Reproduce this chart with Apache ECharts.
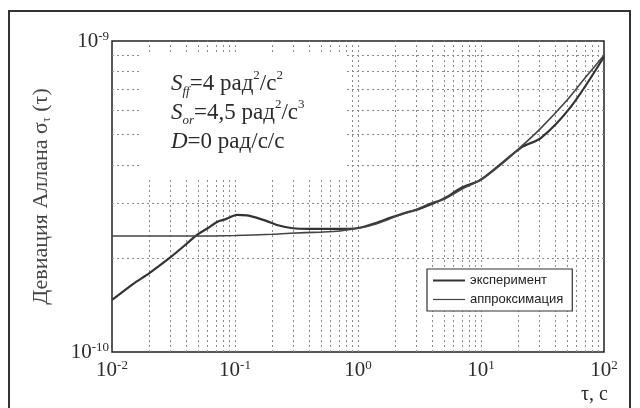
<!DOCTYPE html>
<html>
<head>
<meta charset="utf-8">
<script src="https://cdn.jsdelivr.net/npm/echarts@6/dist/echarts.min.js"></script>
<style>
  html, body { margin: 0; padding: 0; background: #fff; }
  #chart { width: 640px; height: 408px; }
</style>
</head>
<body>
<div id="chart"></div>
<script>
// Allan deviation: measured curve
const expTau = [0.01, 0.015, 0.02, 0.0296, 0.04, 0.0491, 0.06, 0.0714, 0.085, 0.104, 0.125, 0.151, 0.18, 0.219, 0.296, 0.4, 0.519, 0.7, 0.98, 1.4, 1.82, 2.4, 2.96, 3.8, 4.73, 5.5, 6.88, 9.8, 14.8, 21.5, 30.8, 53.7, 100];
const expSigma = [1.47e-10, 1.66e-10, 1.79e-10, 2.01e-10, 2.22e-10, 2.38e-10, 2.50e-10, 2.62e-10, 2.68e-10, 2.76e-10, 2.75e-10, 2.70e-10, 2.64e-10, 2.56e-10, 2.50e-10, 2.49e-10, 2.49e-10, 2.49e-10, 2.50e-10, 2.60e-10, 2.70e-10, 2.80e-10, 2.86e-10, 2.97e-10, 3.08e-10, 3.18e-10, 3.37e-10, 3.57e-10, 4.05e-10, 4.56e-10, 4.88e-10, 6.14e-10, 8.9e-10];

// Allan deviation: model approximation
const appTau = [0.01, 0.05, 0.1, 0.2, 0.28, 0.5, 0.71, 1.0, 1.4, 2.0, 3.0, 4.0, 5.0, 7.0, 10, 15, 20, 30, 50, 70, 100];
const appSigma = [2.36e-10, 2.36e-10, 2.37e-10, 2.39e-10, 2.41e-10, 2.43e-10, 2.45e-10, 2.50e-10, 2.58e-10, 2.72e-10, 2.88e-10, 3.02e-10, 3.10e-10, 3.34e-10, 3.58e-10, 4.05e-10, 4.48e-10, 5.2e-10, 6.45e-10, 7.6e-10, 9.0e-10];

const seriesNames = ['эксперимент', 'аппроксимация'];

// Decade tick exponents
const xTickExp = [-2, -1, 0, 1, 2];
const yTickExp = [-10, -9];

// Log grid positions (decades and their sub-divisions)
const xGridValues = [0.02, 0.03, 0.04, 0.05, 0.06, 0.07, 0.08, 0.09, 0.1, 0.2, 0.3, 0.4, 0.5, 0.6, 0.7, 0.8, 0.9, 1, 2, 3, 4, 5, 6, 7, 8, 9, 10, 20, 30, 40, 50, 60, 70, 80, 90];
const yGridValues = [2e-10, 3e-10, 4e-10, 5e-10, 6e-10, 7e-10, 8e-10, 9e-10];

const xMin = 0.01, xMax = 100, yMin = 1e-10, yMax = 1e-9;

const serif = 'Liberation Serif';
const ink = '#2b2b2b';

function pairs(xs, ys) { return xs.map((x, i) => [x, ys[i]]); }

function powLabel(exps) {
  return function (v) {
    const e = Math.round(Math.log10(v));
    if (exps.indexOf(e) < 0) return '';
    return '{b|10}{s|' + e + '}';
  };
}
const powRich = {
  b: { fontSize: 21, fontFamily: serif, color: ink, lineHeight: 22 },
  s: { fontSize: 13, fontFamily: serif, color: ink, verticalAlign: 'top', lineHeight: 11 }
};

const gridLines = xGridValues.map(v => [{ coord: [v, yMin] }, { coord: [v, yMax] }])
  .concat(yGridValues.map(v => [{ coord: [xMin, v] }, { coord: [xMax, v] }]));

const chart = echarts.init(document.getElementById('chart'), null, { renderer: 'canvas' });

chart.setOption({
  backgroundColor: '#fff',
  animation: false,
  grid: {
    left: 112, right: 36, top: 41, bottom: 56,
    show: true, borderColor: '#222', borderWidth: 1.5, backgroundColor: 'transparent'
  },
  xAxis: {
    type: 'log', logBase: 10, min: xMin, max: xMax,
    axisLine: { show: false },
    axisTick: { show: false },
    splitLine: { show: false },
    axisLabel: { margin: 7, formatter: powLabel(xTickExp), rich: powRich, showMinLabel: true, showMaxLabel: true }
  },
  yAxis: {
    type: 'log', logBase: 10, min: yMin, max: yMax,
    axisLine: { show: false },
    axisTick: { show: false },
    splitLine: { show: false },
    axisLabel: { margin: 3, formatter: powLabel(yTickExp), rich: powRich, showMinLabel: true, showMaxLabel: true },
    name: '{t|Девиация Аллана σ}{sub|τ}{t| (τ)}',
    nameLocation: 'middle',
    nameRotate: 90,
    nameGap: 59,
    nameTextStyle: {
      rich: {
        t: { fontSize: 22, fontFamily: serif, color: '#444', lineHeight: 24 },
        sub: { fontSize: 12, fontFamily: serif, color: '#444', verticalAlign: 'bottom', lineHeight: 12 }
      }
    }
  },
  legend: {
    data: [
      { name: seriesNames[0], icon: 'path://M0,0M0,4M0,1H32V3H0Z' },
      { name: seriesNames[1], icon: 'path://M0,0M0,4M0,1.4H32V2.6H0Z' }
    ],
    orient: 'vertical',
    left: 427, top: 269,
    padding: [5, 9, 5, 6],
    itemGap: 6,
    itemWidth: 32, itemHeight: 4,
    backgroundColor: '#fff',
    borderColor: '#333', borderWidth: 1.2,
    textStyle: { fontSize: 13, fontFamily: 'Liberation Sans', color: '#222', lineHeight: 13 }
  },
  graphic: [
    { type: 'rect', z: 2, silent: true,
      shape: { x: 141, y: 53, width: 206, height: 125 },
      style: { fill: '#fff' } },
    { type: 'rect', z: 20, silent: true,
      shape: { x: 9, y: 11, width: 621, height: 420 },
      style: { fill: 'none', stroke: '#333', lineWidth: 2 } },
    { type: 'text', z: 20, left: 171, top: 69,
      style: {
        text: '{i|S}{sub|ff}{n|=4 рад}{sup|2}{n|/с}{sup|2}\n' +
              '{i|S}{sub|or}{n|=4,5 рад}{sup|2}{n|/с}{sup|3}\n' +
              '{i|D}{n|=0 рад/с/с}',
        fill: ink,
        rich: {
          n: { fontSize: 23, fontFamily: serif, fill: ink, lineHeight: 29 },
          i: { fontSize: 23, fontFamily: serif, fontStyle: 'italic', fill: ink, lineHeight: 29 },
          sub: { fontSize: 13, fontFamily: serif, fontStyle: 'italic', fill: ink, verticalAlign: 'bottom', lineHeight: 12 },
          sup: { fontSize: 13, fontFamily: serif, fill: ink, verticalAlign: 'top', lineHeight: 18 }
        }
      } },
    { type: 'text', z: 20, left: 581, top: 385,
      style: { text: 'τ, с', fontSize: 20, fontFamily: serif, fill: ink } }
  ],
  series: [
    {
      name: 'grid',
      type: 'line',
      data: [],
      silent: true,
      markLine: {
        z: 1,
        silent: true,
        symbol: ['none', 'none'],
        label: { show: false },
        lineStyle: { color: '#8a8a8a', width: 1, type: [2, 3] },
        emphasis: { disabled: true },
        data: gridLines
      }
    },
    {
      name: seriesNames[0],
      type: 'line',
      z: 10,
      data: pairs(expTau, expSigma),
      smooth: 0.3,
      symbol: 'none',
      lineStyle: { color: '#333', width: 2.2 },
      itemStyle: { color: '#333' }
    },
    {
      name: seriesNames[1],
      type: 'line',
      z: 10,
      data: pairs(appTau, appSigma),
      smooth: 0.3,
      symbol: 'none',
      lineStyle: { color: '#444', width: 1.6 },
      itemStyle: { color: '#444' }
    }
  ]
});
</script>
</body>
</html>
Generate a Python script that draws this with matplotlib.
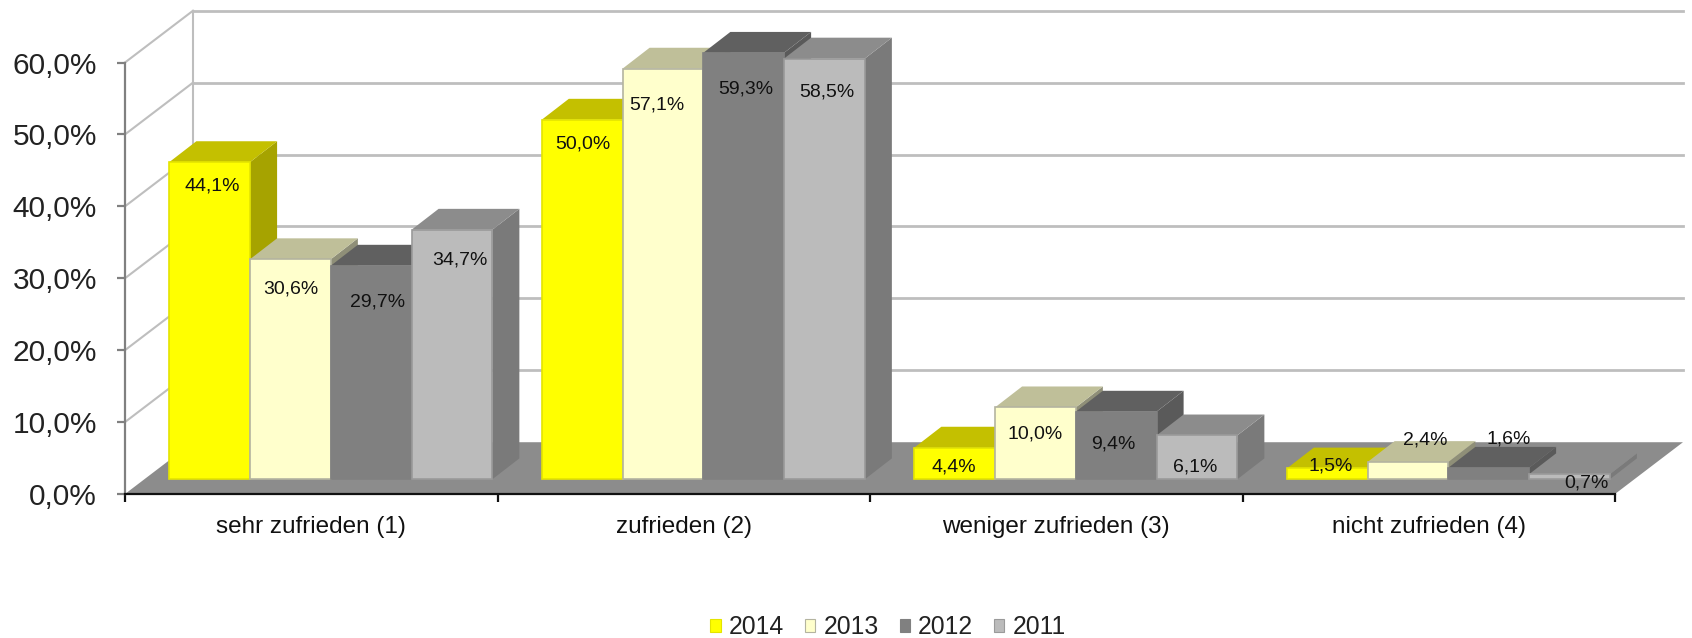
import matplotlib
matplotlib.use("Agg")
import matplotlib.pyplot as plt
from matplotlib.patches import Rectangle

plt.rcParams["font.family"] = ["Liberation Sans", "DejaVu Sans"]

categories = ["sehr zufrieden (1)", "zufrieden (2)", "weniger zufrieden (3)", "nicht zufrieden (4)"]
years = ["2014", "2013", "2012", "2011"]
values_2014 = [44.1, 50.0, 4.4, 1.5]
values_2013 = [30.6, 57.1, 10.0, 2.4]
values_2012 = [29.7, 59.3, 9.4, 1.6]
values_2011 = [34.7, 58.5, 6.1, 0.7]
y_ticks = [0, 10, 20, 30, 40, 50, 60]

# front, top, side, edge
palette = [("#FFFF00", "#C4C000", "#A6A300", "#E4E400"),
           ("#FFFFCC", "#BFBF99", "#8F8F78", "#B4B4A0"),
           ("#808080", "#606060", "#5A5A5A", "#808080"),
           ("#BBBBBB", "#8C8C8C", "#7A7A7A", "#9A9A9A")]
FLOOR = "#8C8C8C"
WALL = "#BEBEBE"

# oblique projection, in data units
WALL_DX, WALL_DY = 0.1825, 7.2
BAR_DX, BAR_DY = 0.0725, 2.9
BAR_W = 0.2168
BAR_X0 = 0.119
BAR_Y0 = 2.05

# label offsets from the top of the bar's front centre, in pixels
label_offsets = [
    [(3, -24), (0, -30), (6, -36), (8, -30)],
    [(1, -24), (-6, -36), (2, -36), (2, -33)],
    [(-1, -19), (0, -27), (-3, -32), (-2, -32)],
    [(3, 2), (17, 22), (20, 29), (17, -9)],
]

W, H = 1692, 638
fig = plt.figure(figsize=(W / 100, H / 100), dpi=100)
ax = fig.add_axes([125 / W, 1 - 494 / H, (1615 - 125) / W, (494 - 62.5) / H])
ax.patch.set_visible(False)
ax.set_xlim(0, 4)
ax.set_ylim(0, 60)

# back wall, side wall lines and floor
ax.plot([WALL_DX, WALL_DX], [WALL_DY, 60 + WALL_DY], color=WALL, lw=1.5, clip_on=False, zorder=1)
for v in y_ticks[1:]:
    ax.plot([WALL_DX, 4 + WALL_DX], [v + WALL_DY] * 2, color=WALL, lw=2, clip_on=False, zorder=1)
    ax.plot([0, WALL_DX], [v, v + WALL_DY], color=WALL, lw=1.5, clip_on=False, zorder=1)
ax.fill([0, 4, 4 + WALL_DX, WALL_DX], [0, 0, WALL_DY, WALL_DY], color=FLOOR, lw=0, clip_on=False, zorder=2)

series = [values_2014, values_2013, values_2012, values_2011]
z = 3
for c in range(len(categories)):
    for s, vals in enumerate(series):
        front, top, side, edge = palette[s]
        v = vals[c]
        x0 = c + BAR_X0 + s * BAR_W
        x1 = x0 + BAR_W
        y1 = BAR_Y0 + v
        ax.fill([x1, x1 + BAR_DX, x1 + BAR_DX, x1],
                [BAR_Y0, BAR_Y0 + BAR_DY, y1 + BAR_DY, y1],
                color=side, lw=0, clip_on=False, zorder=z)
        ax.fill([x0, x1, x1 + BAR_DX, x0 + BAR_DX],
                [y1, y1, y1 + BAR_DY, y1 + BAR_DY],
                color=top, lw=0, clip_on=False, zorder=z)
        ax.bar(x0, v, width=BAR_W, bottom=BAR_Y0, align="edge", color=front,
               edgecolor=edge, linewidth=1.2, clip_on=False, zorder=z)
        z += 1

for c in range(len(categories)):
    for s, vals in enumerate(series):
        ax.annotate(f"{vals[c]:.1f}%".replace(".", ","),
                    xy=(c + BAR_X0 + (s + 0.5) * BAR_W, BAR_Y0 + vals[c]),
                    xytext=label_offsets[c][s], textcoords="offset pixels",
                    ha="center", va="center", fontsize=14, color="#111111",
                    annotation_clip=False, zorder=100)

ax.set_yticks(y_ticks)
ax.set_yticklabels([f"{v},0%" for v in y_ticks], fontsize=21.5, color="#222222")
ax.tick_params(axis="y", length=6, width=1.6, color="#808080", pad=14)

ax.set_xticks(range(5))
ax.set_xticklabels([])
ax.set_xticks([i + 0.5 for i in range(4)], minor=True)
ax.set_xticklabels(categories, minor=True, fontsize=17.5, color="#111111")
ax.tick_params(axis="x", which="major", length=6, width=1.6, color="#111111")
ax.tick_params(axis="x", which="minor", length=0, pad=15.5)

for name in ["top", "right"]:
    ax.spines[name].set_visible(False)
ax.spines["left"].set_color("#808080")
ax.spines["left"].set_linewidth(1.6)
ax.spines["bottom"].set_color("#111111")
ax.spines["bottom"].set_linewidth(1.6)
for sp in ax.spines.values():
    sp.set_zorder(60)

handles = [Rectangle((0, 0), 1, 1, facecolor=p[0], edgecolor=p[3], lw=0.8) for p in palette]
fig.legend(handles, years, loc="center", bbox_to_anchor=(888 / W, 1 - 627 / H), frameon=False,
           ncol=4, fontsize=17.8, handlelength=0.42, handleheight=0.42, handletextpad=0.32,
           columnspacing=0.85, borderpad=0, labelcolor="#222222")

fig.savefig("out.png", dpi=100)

^^^^^^^^^^^^^^^^

Extract, word for word, each line from the top of the data down to and including the line with "const ink = '#2b2b2b';"; skip the pictures.

Reproduce this chart with Apache ECharts.
<!DOCTYPE html>
<html>
<head>
<meta charset="utf-8">
<script src="https://cdn.jsdelivr.net/npm/echarts@6/dist/echarts.min.js"></script>
<style>
  html, body { margin: 0; padding: 0; background: #fff; }
  #chart { width: 640px; height: 408px; }
</style>
</head>
<body>
<div id="chart"></div>
<script>
// Allan deviation: measured curve
const expTau = [0.01, 0.015, 0.02, 0.0296, 0.04, 0.0491, 0.06, 0.0714, 0.085, 0.104, 0.125, 0.151, 0.18, 0.219, 0.296, 0.4, 0.519, 0.7, 0.98, 1.4, 1.82, 2.4, 2.96, 3.8, 4.73, 5.5, 6.88, 9.8, 14.8, 21.5, 30.8, 53.7, 100];
const expSigma = [1.47e-10, 1.66e-10, 1.79e-10, 2.01e-10, 2.22e-10, 2.38e-10, 2.50e-10, 2.62e-10, 2.68e-10, 2.76e-10, 2.75e-10, 2.70e-10, 2.64e-10, 2.56e-10, 2.50e-10, 2.49e-10, 2.49e-10, 2.49e-10, 2.50e-10, 2.60e-10, 2.70e-10, 2.80e-10, 2.86e-10, 2.97e-10, 3.08e-10, 3.18e-10, 3.37e-10, 3.57e-10, 4.05e-10, 4.56e-10, 4.88e-10, 6.14e-10, 8.9e-10];

// Allan deviation: model approximation
const appTau = [0.01, 0.05, 0.1, 0.2, 0.28, 0.5, 0.71, 1.0, 1.4, 2.0, 3.0, 4.0, 5.0, 7.0, 10, 15, 20, 30, 50, 70, 100];
const appSigma = [2.36e-10, 2.36e-10, 2.37e-10, 2.39e-10, 2.41e-10, 2.43e-10, 2.45e-10, 2.50e-10, 2.58e-10, 2.72e-10, 2.88e-10, 3.02e-10, 3.10e-10, 3.34e-10, 3.58e-10, 4.05e-10, 4.48e-10, 5.2e-10, 6.45e-10, 7.6e-10, 9.0e-10];

const seriesNames = ['эксперимент', 'аппроксимация'];

// Decade tick exponents
const xTickExp = [-2, -1, 0, 1, 2];
const yTickExp = [-10, -9];

// Log grid positions (decades and their sub-divisions)
const xGridValues = [0.02, 0.03, 0.04, 0.05, 0.06, 0.07, 0.08, 0.09, 0.1, 0.2, 0.3, 0.4, 0.5, 0.6, 0.7, 0.8, 0.9, 1, 2, 3, 4, 5, 6, 7, 8, 9, 10, 20, 30, 40, 50, 60, 70, 80, 90];
const yGridValues = [2e-10, 3e-10, 4e-10, 5e-10, 6e-10, 7e-10, 8e-10, 9e-10];

const xMin = 0.01, xMax = 100, yMin = 1e-10, yMax = 1e-9;

const serif = 'Liberation Serif';
const ink = '#2b2b2b';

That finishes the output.